Jesus was worthy of every palm branch strewn in his way, every hosanna uttered for him. So, whenever we bow in prayer or come to worship, we do so not forgetting what life is really like, nor attempting to find exemption from it, but remembering the sweet and the bitter.

We celebrate, anticipating both joy and sorrow. There is a desperate need within us to do so. We can celebrate the moment because even though we know that after the hosannas there is a cross and a sepulcher, they are not God’s last words.

A humble Messiah
“Hosanna” is a Greek rendering of a Hebrew word meaning “O save!” or “Save now!”

The term was sung in the liturgy of the Feast of the Tabernacles, and the congregation accompanied their hosannas with the waving of leaves of palm, willow and myrtle. “Hosanna!” came to be associated with the coming of the Messiah.
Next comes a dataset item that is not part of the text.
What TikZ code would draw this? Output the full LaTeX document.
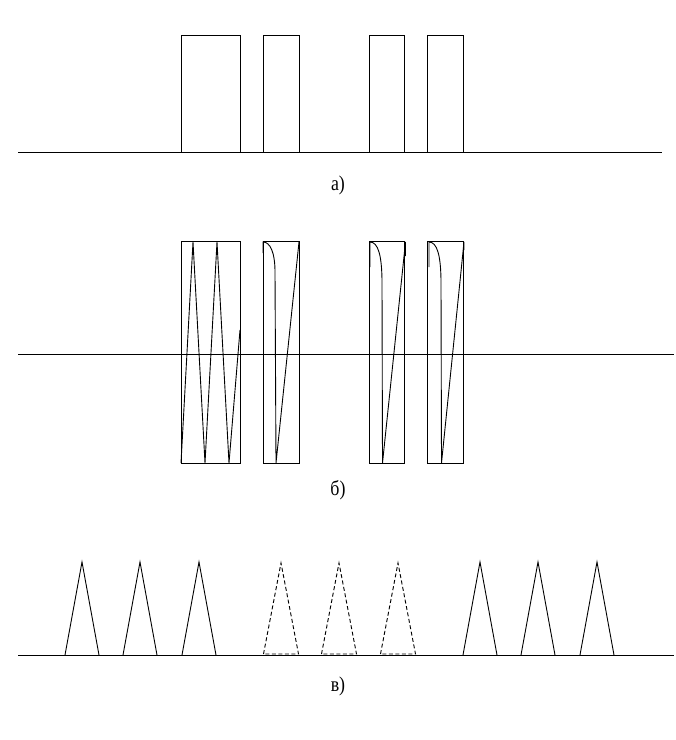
\documentclass[tikz,border=0pt]{standalone}
\usepackage{fontspec}
\newfontfamily\labelfont[FakeStretch=0.85]{Liberation Serif}
\tikzset{
	lbl/.style={font=\labelfont\fontsize{21}{21}\selectfont, inner sep=0pt},
	pulse/.style={line width=0.9pt},
	ghost/.style={line width=0.9pt, dashed, dash pattern=on 4pt off 2.5pt}
}
\begin{document}
\begin{tikzpicture}[x=1pt,y=-1pt,line width=0.9pt]
		\useasboundingbox (0,0) rectangle (676,740);
		\draw (18,152) -- (662,152);
		\foreach \l/\r in {181/240, 263/299, 369/404, 427/463}
			\draw[pulse] (\l,152) rectangle (\r,35);
		\node[lbl] at (338,185) (capa) {а)};
		\draw (18,354) -- (674,354);
		\foreach \l/\r in {181/240, 263/299, 369/404, 427/463}
			\draw[pulse] (\l,463) rectangle (\r,241);
		\draw (181,463) -- (193,242) -- (205,463) -- (217,242) -- (229,463) -- (240,330);
		\draw (263,253) -- (263,242) .. controls (270,242) and (275,252) .. (275,272) -- (276,463) -- (299,242);
		\draw (370,267) -- (370,242) .. controls (378,242) and (382,255) .. (382,283) -- (382.5,463) -- (405.5,242) -- (405.5,256);
		\draw (429,267) -- (429,242) .. controls (437,242) and (441,255) .. (441,283) -- (441.5,463) -- (464,242) -- (464,250);
		\node[lbl] at (338,490) (capb) {б)};
		\draw (18,655) -- (674,655);
		\foreach \x in {82, 140, 199, 480, 538, 597}
			\draw[pulse] (\x-17,655) -- (\x,562) -- (\x+17,655);
		\foreach \x in {281, 339, 398}
			\draw[ghost] (\x-17.5,654) -- (\x,563) -- (\x+17.5,654) -- cycle;
		\node[lbl] at (338,686) (capc) {в)};
\end{tikzpicture}
\end{document}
We can see the Palm Sunday procession as a messianic demonstration, glorifying the one whom God sent as Savior.   

Jesus, however, was careful to demonstrate that his messianic role was not necessarily what was expected. He appeared that day, neither as military conqueror nor as all-powerful king. Instead, he emphasized that his messianic role would be spiritual and apolitical.

He came in meekness and peace, riding among them in humble majesty.

After the hosannas, he climbed a cross and showed humankind once and for all a way of peace that has largely been rejected, even by Christians.